Di era tahun 1999-2000 cukup booming perpustakaan mini yang dibangun secara mandiri oleh orang-orang yang peduli pada kelestarian budaya membaca. Perpustakaan mini ini tidak hanya untuk saya pribadi, melainkan saya membukanya untuk umum.
Saat itu saya baru duduk di bangku kelas 5 SD. Hobi membaca dan mengumpulkan buku membuat saya tertarik untuk membuka perpustakaan mini di rumah. Selain buku ada pula koleksi majalah bobo dan tabloid fantasi yang kala itu marak di kalangan anak-anak sekolah.
Mekanisme penyewaan buku di perpustakaan sekolah saya aplikasikan di perpustakaan mini yang ada di rumah. Mereka yang mau menyewa harus membuat kartu anggota yang bisa didapatkan secara cuma-cuma alias gratis. Kartu anggotanya juga dibuat cukup sederhana, hanya bermodalkan kertas karton yang dipotong segi empat seukuran KTP kemudian dilaminating.
Untuk anggota yang membaca di tempat, saya tidak pungut biaya, tapi jika bukunya dibawa pulang maka harus membayar 2000 rupiah. Dengan perincian 1000 uang sewa dan 1000 untuk deposit. Jika bukunya sudah dikembalikan maka uang deposit akan saya kembalikan juga. Jika menyewa lebih dari sehari, dikenakan biaya 500 per harinya.

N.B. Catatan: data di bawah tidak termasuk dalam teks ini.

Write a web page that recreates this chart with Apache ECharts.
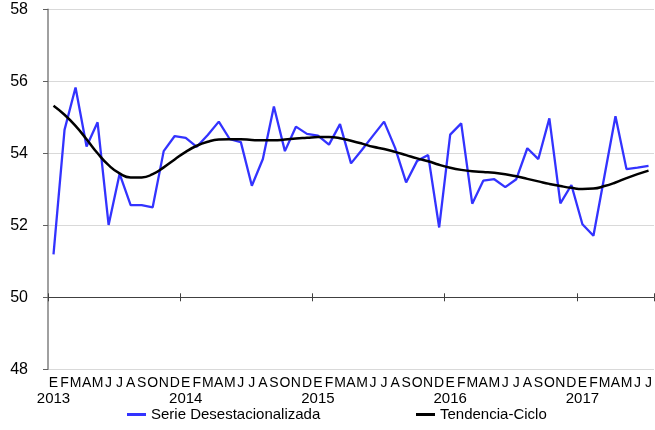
<!DOCTYPE html>
<html>
<head>
<meta charset="utf-8">
<script src="https://cdn.jsdelivr.net/npm/echarts@6/dist/echarts.min.js"></script>
<style>html,body{margin:0;padding:0;background:#fff}#c{width:655px;height:430px}</style>
</head>
<body>
<div id="c"></div>
<script>
var years = ['2013','2014','2015','2016','2017'];
var monthLetters = ['E','F','M','A','M','J','J','A','S','O','N','D'];
var monthCount = 55;
var yTicks = [48, 50, 52, 54, 56, 58];
var serie = [51.19,54.65,55.83,54.19,54.86,52.01,53.43,52.56,52.56,52.50,54.06,54.48,
  54.43,54.18,54.51,54.88,54.39,54.31,53.10,53.84,55.30,54.06,54.74,54.54,
  54.49,54.24,54.81,53.72,54.10,54.49,54.88,54.15,53.19,53.79,53.95,51.94,
  54.52,54.83,52.60,53.24,53.28,53.06,53.28,54.14,53.84,54.97,52.61,53.12,
  52.03,51.71,53.37,55.03,53.56,53.60,53.65];
var trend = [55.32,55.07,54.76,54.39,54.00,53.67,53.44,53.33,53.33,53.42,53.61,53.83,
  54.04,54.21,54.32,54.38,54.39,54.39,54.37,54.36,54.36,54.38,54.41,54.43,
  54.45,54.45,54.42,54.35,54.27,54.18,54.12,54.04,53.95,53.86,53.78,53.68,
  53.60,53.54,53.50,53.48,53.46,53.42,53.36,53.29,53.22,53.15,53.09,53.04,
  53.01,53.02,53.09,53.19,53.31,53.42,53.52];
var seriesNames = ['Serie Desestacionalizada', 'Tendencia-Ciclo'];

var categories = [];
for (var i = 0; i < monthCount; i++) {
  categories.push(monthLetters[i % 12] + '-' + years[Math.floor(i / 12)]);
}
var font = 'Liberation Sans, Arial, sans-serif';
var chart = echarts.init(document.getElementById('c'));
var baseX = {
  type: 'category', data: categories, boundaryGap: true, position: 'bottom',
  axisLabel: {show: false}, splitLine: {show: false}
};
chart.setOption({
  animation: false,
  grid: {left: 48, top: 9.3, width: 609.6, height: 360},
  legend: [
    {data: [seriesNames[0]], left: 127, top: 407, padding: 0, itemWidth: 19, itemHeight: 3, icon: 'rect',
     textStyle: {fontFamily: font, fontSize: 15, color: '#000'}},
    {data: [seriesNames[1]], left: 416, top: 407, padding: 0, itemWidth: 19, itemHeight: 3, icon: 'rect',
     textStyle: {fontFamily: font, fontSize: 15, color: '#000'}}
  ],
  xAxis: [
    {
      type: 'category', data: categories, boundaryGap: true, position: 'bottom',
      axisLine: {show: false}, axisTick: {show: false},
      axisLabel: {
        interval: 0, margin: 6, color: '#000',
        formatter: function (v) {
          var p = v.split('-');
          return p[0] === 'E' ? '{m|' + p[0] + '}\n{y|' + p[1] + '}' : '{m|' + p[0] + '}';
        },
        rich: {
          m: {fontFamily: font, fontSize: 14, color: '#000', lineHeight: 16},
          y: {fontFamily: font, fontSize: 15, color: '#000', lineHeight: 16}
        }
      }
    },
    Object.assign({}, baseX, {
      offset: -72,
      axisLine: {show: true, lineStyle: {color: '#404040', width: 1}},
      axisTick: {show: true, inside: true, length: 4, lineStyle: {color: '#404040'},
        interval: function (idx) { return idx % 12 === 0; }}
    }),
    Object.assign({}, baseX, {
      offset: -72,
      axisLine: {show: false},
      axisTick: {show: true, inside: false, length: 4, lineStyle: {color: '#404040'},
        interval: function (idx) { return idx % 12 === 0; }}
    })
  ],
  yAxis: {
    type: 'value', min: yTicks[0], max: yTicks[yTicks.length - 1], interval: 2,
    axisLine: {show: true, lineStyle: {color: '#808080', width: 1.5}},
    axisTick: {show: true, length: 5, lineStyle: {color: '#606060'}},
    axisLabel: {margin: 20, fontFamily: font, fontSize: 16, color: '#000'},
    splitLine: {show: true, lineStyle: {color: '#d9d9d9', width: 1}}
  },
  series: [
    {name: seriesNames[0], type: 'line', data: serie, xAxisIndex: 0, symbol: 'none',
     itemStyle: {color: '#3333ff'}, lineStyle: {color: '#3333ff', width: 2.3}, z: 3},
    {name: seriesNames[1], type: 'line', data: trend, xAxisIndex: 0, symbol: 'none', smooth: true,
     itemStyle: {color: '#000'}, lineStyle: {color: '#000', width: 2.5}, z: 4}
  ]
});
</script>
</body>
</html>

Peminatnya kala itu terbilang lumayan. Ada yang tetangga sekitar rumah, ada pula teman-teman sekolah. Biasanya mereka justru lebih tertarik membaca komik dan majalah. Mungkin karena gambar-gambar ilustrasi membuatnya lebih eye catching. Ide ini akhirnya diikuti beberapa teman lain. Kemudian bermunculan 3-4 perpustakaan mini lain dengan koleksi buku yang lebih beragam.
Mulai duduk di bangku SLTP saya mulai tidak ada waktu untuk mengelola perpustakaan mini. Hal itu dikarenakan saya kebagian kelas yang masuk siang dari kelas 1-3.
Belum lagi tiap pagi dan weekend ada ekskul yang saya ikuti, sehingga tidak memungkinkan membagi waktu lagi dengan aktivitas lain. Ditambah menjamurnya warnet-warnet yang tentunya lebih menarik anak-anak usia remaja. Walaupun saat itu internet belum terlalu digunakan untuk mengerjakan tugas sekolah, tapi cukup banyak anak yang cenderung melarikan minat dari buku ke internet.
Hal itu dikarenakan internet menawarkan sesuatu yang lebih dari sekadar bacaan. Jujur, memang untuk sebagian orang, aktivitas membaca buku fisik cukup membosankan.
Melihat dari polanya, perpustakaan mini merupakan salah satu bentuk usaha sosialisasi literasi baca tulis yang dianggap sebagai nenek moyangnya literasi. Di perpustakaan, anak-anak bisa membaca apapun yang mereka suka. Semakin banyak koleksi buku yang tersedia, maka ketertarikan mereka mendatangi perpustakaan akan semakin besar.
Selain itu, membaca secara bersama-sama bisa menimbulkan euforia yang berbeda dari pada membaca sendirian di rumah. Ingat, anak-anak berbeda dengan kita yang sudah dewasa.
Jika kita senang membaca buku dalam situasi yang hening, mereka belum tentu bisa menikmati suasana yang sama. Pada hakikatnya anak-anak itu masih gemar bermain.